Der Jugend gehört das Morgen, aber den Älteren nicht nur das Gestern
Altwerden ist offenbar vor allem eines: peinlich in einer Gesellschaft, die von ewiger Jugendlichkeit träumt. Pensionisten hingegen träumen von einem würdigen Leben.
Anti-Aging-Produkte fluten den Markt, schließlich soll das alte Sechzig ja zum neuen Vierzig gemogelt werden. Also lassen sich Frauen und zunehmend auch Männer von Schönheitschirurgen ihre Gesichter bis zur Unkenntlichkeit faltenfrei bügeln, Fett absaugen und diverse Dellen aufspritzen – in der fälschlichen Annahme, dass der aufgefrischte Schein ihr menschliches Sein bestimmt.
Andererseits leben immer mehr ältere Menschen an oder unter der Armutsgrenze. Ihre ASVG-Pensionen reichen nach der x-ten Reform nicht mehr für ein würdiges Leben. Blöderweise lassen sich aber auch im fortgeschrittenen Alter die Mieten und die Stromrechnungen nicht mit einem freundlichen Lächeln begleichen.
Die Pensionen sind der große Brocken im Staatsbudget. Hier müsse endlich angesetzt werden, fordern unentwegt Politikerinnen und Politiker, deren Tagesgage um einiges höher als die durchschnittliche ASVGMonatspension ist. Forsch wird Jung gegen Alt in Kampfstellung gebracht und mit dem Generationenvertrag herumgefuchtelt. Dabei wird gern vergessen, dass die Alten ihren Teil des Vertrags sehr wohl eingehalten, in ihrer aktiven Zeit fleißig Pensions- und Sozialversicherungsbeiträge abgeführt, Kinder in die Welt gesetzt und deren Ausbildung finanziert haben.
Hätten sie das, was sie für ihren Nachwuchs in Sachen Kindergarten, Schule, Kleidung, Nachmittagsbetreuung, Sprach-, Musik- und Theaterkursen täglich, monatlich, jährlich hingeblättert haben, direkt in eine private Pensionskasse eingezahlt: Ihr Lebensabend wäre nobel – unabhängig davon, wie finanzstark der Staat gerade ist.
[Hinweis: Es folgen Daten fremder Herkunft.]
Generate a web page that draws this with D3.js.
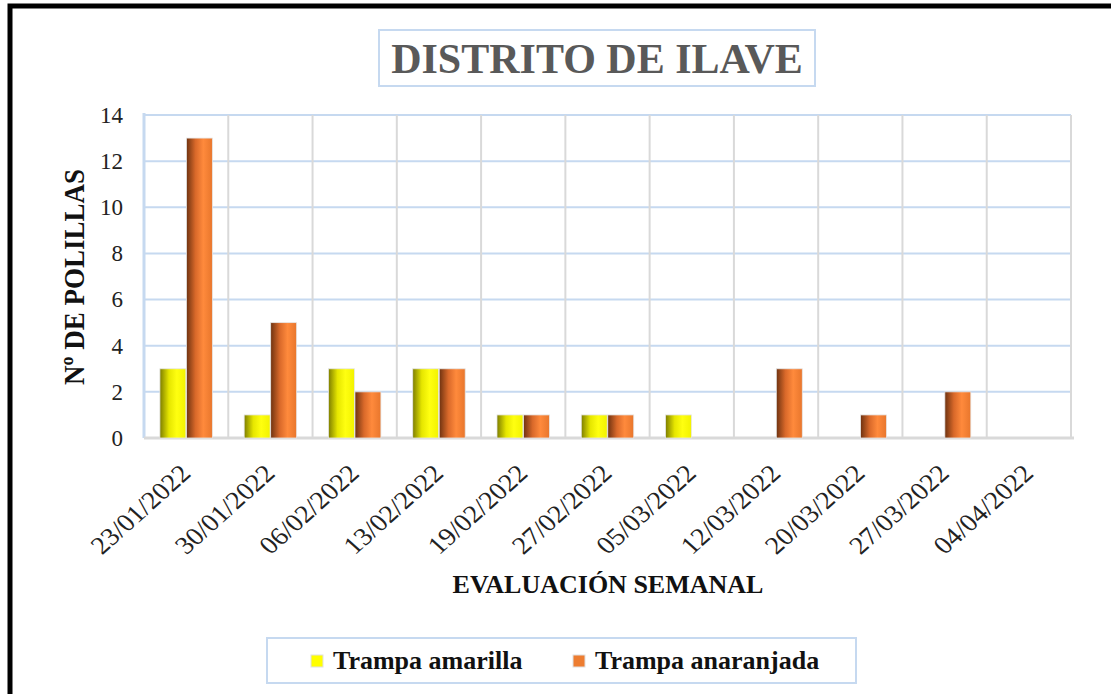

In schöner Regelmäßigkeit wiederholen Pensionsexperten, die Menschen müssten länger arbeiten, sonst kippe das System. Aber ja, gern. Nur: Wie? Und wo? Und zu welchen Konditionen?
Die Arbeitslosenquote in der Generation 50 plus liegt mit mehr als sieben Prozent über dem Durchschnitt. Wer Glück hat, wird wenigstens mit einer Kopfgeld- prämie namens Golden Handshake in die Frührente geschickt. Immer öfter nutzen Unternehmen Altersteilzeit als elegantes, noch dazu staatlich gefördertes Sparprogramm.
Wer tatsächlich Glück hat, einen adäquaten Job findet oder in der Rente freiberuflich weiterarbeitet, der wird vom Staat kräftig abgeräumt; heißt: Obwohl man dank der Pension sowieso krankenund unfallversichert ist, werden Kranken-, Unfall- und – besonders bizarr – Pensionsversicherungsbeiträge eingehoben, wobei Letztere auf die Berechnung der Pension null oder nur marginalste Auswirkungen haben.
Am besten spart man bei den Pensionen natürlich, wenn die Menschen erst gar nicht alt werden. Unter diesem Aspekt sollte man auch das neue Rauchergesetz bewerten. Man könnte es insofern noch nachschärfen, als für Menschen ab, sagen wir, 50 der Zigarettenkonsum zwingend vorgeschrieben wird – mit dem positiven Nebeneffekt, dass das Geschäft mit Rauchwaren angekurbelt und folglich mehr Geld in die Staatskassen fließt.
Verkehrsminister Norbert Hofer hat das Pensionsbezieher-Reduktionsprogramm ja bereits unerschrocken in Angriff genommen und die Höchstgeschwindigkeit auf Autobahnen – Umweltbelastung, Treibhauseffekt und Unfallgefahr hin oder her – streckenweise erhöht. Eine Ausweitung der mobilen Kampfzone ist somit angedacht.
Man muss das Tempobolzen also nicht nur emotionslos, sondern als wichtigen Beitrag zur Pensionskassensanierung ansehen. Natürlich gilt für Seniorinnen und Senioren Höchstgeschwindigkeitspflicht künftig auch bei Regen, Nebel, Schnee, Glatteis und schlechter Sicht. Stichhaltige Gerüchte, wonach Rasen sowieso immer lebensgefährlich ist, sogar bei staubtrockener Straßenlage, erst recht aber bei schlechten Witterungsverhältnissen, müssen schließlich erst belegt werden.